Puzzles and Board Games
Jigsaw puzzles strengthen pattern recognition, patience, and persistence. Work on a puzzle as a family, or let children sort pieces by color and shape. Board games, from classics like Scrabble and Monopoly to modern cooperative games like “Forbidden Island,” offer structured screen-free social interaction. Games require turn-taking, strategic thinking, and graceful winning and losing. They also create built-in family time where conversation flows naturally between moves.

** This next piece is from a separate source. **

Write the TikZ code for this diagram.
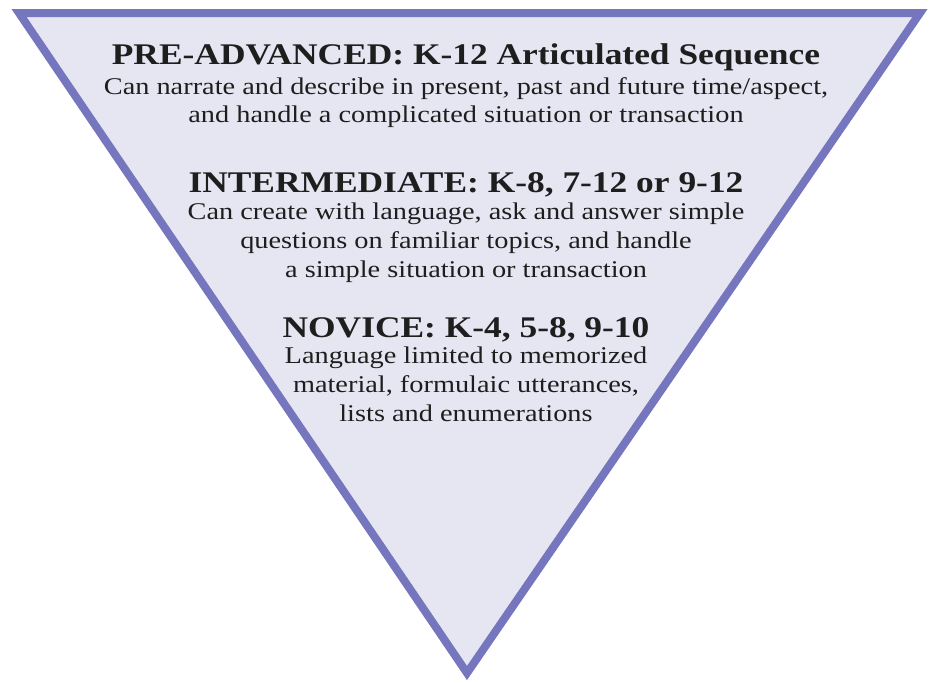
\documentclass[tikz,border=0pt]{standalone}
\usepackage{fontspec}
\setmainfont[FakeStretch=1.18]{Liberation Serif}

\definecolor{rimblue}{RGB}{118,118,190}
\definecolor{paleblue}{RGB}{230,230,242}
\definecolor{inkgray}{RGB}{30,30,30}

\tikzset{
  level title/.style={anchor=base, text=inkgray, inner sep=0pt,
    font=\fontsize{30}{34}\selectfont\bfseries},
  level text/.style={anchor=base, text=inkgray, inner sep=0pt, align=center,
    font=\fontsize{24}{28.8}\selectfont}
}

\begin{document}
\begin{tikzpicture}[x=1pt,y=-1pt]
  \useasboundingbox (0,0) rectangle (930,683);

  % Inverted triangle
  \draw[rimblue, fill=paleblue, line width=8pt, line join=miter]
    (19,13) -- (920,13) -- (467,673) -- cycle;

  % Pre-advanced level
  \node[level title] (advtitle) at (466,64) {PRE-ADVANCED: K-12 Articulated Sequence};
  \node[level text, anchor=north] (advtext) at (466,77)
    {Can narrate and describe in present, past and future time/aspect,\\
     and handle a complicated situation or transaction};

  % Intermediate level
  \node[level title] (midtitle) at (466,192) {INTERMEDIATE: K-8, 7-12 or 9-12};
  \node[level text, anchor=north] (midtext) at (466,203)
    {Can create with language, ask and answer simple\\
     questions on familiar topics, and handle\\
     a simple situation or transaction};

  % Novice level
  \node[level title] (novtitle) at (466,337) {NOVICE: K-4, 5-8, 9-10};
  \node[level text, anchor=north] (novtext) at (466,347)
    {Language limited to memorized\\
     material, formulaic utterances,\\
     lists and enumerations};

\end{tikzpicture}
\end{document}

Practical Life Skills: Learning While Doing
Cooking and Baking
Even very young children can participate in simple kitchen tasks: washing vegetables, tearing lettuce, stirring batter, or rolling cookie dough. Cooking involves reading a recipe (literacy), measuring ingredients (math), following sequences (executive function), and sensory exploration (smell, touch, taste). Let children choose a simple recipe, make a shopping list, and help prepare the meal. The pride they feel when the family eats something they made is profound. Plus, cooking is a life skill that will serve them forever.
Chores as Play
Framing chores as games makes them fun. Set a timer and see who can pick up the most toys in five minutes. Turn laundry folding into a matching race. Have children dust using sock “gloves” on their hands. These gamified chores teach responsibility, time management, and the satisfaction of a tidy space. They also reduce the mental load on parents—a win-win.
Conclusion: The Joy of Being Present
Screen-free activities for kids are not about deprivation; they are about abundance. The abundance of real-world textures, sounds, and relationships. When children build, create, explore, and interact without a screen, they develop skills that no app can teach: patience, empathy, resilience, and deep curiosity. The key is not to eliminate screens entirely—they have their place—but to create a balanced ecosystem where unplugged play is valued, modeled, and prioritized. As parents, the best “screen-free activity” we can offer is our own presence—sitting on the floor, building a fort, or reading a story. In doing so, we give our children the greatest gift: the freedom to be fully alive in the only world that truly matters.